_Given instruction_
Collect from the data below each line with "this".

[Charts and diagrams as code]
####
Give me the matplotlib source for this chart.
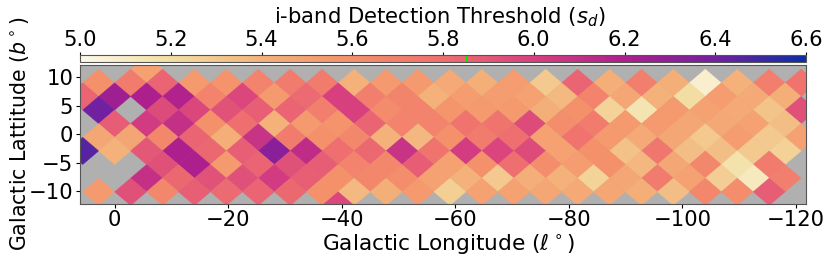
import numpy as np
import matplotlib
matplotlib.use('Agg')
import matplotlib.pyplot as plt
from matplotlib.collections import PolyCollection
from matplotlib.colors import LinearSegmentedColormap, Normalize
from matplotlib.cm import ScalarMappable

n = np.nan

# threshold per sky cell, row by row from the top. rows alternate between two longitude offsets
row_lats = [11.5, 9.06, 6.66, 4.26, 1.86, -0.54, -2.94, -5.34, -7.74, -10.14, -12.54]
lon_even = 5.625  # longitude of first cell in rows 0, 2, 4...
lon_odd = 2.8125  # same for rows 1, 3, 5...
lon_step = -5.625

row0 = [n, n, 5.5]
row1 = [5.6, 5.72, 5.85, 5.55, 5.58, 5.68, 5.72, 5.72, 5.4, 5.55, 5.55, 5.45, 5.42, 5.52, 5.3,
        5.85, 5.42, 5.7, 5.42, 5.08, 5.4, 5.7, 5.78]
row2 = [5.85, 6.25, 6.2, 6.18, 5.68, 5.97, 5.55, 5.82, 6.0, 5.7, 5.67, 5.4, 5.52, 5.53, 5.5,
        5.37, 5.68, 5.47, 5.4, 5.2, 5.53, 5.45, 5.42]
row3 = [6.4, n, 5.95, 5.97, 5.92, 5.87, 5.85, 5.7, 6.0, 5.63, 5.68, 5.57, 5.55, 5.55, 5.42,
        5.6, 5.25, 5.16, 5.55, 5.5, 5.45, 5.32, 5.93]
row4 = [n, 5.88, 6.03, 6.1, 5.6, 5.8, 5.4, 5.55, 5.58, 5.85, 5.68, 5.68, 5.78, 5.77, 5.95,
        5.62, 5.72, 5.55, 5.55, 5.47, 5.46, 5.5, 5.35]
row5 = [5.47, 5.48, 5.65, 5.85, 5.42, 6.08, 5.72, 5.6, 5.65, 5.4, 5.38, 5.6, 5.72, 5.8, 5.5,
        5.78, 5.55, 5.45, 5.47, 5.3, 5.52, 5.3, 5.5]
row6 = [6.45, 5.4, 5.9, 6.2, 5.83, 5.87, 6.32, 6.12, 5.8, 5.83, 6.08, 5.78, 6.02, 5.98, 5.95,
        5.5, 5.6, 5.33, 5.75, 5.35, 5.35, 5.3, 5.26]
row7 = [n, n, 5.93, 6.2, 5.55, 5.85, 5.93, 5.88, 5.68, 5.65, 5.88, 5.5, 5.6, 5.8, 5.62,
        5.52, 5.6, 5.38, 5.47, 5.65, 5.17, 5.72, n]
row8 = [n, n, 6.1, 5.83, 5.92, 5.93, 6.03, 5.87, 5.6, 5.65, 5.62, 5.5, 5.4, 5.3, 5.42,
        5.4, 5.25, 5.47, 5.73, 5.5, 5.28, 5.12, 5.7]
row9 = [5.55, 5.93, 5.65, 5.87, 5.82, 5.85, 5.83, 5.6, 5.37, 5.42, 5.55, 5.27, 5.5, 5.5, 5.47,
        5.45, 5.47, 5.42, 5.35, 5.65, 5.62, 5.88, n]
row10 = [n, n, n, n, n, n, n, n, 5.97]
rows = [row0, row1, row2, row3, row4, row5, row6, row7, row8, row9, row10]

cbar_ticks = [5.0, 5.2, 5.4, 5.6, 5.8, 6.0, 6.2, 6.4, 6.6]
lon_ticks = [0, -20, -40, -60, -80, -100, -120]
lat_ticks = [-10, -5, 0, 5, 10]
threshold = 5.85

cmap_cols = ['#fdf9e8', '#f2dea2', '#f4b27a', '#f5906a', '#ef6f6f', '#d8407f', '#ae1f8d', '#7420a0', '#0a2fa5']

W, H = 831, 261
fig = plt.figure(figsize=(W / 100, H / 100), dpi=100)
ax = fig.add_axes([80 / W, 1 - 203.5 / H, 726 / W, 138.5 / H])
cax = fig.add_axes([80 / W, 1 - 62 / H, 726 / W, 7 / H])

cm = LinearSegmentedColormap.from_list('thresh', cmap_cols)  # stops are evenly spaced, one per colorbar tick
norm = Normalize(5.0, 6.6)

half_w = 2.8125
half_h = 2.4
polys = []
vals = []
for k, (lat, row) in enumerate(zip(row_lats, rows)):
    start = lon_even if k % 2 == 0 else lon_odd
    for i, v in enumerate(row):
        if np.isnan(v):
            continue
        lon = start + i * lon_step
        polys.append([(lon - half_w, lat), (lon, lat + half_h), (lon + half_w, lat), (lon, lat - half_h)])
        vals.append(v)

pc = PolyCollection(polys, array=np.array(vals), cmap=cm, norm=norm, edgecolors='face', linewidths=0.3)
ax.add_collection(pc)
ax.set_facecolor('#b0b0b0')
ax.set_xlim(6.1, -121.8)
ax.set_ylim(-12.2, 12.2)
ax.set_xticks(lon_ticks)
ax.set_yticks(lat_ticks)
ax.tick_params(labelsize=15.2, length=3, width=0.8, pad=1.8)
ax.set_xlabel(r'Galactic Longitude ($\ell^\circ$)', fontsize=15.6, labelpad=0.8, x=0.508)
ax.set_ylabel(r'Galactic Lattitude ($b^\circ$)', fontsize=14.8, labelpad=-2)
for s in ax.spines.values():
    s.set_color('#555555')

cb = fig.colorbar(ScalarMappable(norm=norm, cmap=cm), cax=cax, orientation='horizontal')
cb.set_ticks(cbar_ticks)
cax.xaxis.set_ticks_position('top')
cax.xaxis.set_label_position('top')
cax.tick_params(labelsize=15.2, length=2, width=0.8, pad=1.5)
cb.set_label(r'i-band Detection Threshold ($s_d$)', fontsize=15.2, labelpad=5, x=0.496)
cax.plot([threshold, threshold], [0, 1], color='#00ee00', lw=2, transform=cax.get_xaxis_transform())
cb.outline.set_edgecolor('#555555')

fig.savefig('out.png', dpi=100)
####
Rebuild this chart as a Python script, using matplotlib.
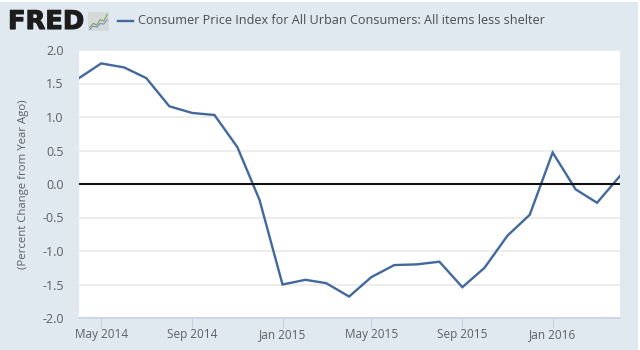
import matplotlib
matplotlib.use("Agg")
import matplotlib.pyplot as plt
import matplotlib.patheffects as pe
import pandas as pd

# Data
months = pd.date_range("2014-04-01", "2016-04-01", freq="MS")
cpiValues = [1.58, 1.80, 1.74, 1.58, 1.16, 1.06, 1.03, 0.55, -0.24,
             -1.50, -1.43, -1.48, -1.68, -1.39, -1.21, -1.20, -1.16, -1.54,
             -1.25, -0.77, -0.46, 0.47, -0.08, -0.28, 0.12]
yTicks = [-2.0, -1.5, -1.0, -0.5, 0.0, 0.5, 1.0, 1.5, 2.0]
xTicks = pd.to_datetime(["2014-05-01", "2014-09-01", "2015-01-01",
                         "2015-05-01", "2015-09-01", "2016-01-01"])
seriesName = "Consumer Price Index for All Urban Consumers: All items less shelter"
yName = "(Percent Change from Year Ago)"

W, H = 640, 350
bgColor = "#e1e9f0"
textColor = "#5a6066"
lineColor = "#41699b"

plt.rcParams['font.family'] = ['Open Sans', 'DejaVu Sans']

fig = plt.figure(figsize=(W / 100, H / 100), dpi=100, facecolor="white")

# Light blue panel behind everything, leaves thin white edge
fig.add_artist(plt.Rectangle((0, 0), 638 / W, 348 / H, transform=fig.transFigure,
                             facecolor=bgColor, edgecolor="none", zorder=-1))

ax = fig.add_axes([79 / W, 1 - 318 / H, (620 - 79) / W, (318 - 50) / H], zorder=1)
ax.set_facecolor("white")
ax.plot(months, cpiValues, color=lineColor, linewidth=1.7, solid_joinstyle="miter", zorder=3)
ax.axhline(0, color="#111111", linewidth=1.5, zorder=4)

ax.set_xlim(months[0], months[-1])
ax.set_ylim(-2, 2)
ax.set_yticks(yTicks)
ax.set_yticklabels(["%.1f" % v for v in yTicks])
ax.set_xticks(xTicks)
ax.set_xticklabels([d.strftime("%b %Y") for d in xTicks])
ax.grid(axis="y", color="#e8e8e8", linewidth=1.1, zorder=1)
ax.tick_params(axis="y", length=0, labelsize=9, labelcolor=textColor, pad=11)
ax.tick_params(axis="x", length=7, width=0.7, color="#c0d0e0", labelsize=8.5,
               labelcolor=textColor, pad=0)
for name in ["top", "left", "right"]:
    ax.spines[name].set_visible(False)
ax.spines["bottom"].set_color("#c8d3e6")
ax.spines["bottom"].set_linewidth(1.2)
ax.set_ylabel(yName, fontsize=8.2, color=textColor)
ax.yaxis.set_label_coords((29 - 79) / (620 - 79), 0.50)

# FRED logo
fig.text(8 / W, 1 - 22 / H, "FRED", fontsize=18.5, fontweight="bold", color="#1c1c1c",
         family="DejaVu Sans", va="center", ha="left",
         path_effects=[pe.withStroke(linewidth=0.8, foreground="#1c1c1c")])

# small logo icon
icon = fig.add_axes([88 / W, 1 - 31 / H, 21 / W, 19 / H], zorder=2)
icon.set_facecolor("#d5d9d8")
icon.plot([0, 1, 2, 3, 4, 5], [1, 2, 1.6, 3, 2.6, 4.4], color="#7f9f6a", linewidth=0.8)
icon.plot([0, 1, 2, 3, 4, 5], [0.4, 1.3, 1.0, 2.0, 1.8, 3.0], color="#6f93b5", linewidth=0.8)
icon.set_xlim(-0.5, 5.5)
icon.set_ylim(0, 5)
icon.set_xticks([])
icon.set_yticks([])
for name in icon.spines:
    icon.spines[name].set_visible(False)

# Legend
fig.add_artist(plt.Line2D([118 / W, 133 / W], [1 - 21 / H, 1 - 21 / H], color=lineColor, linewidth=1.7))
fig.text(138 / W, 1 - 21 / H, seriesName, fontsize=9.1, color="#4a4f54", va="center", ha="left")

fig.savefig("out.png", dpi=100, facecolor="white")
####
_Complete output_
Give me the matplotlib source for this chart.
Rebuild this chart as a Python script, using matplotlib.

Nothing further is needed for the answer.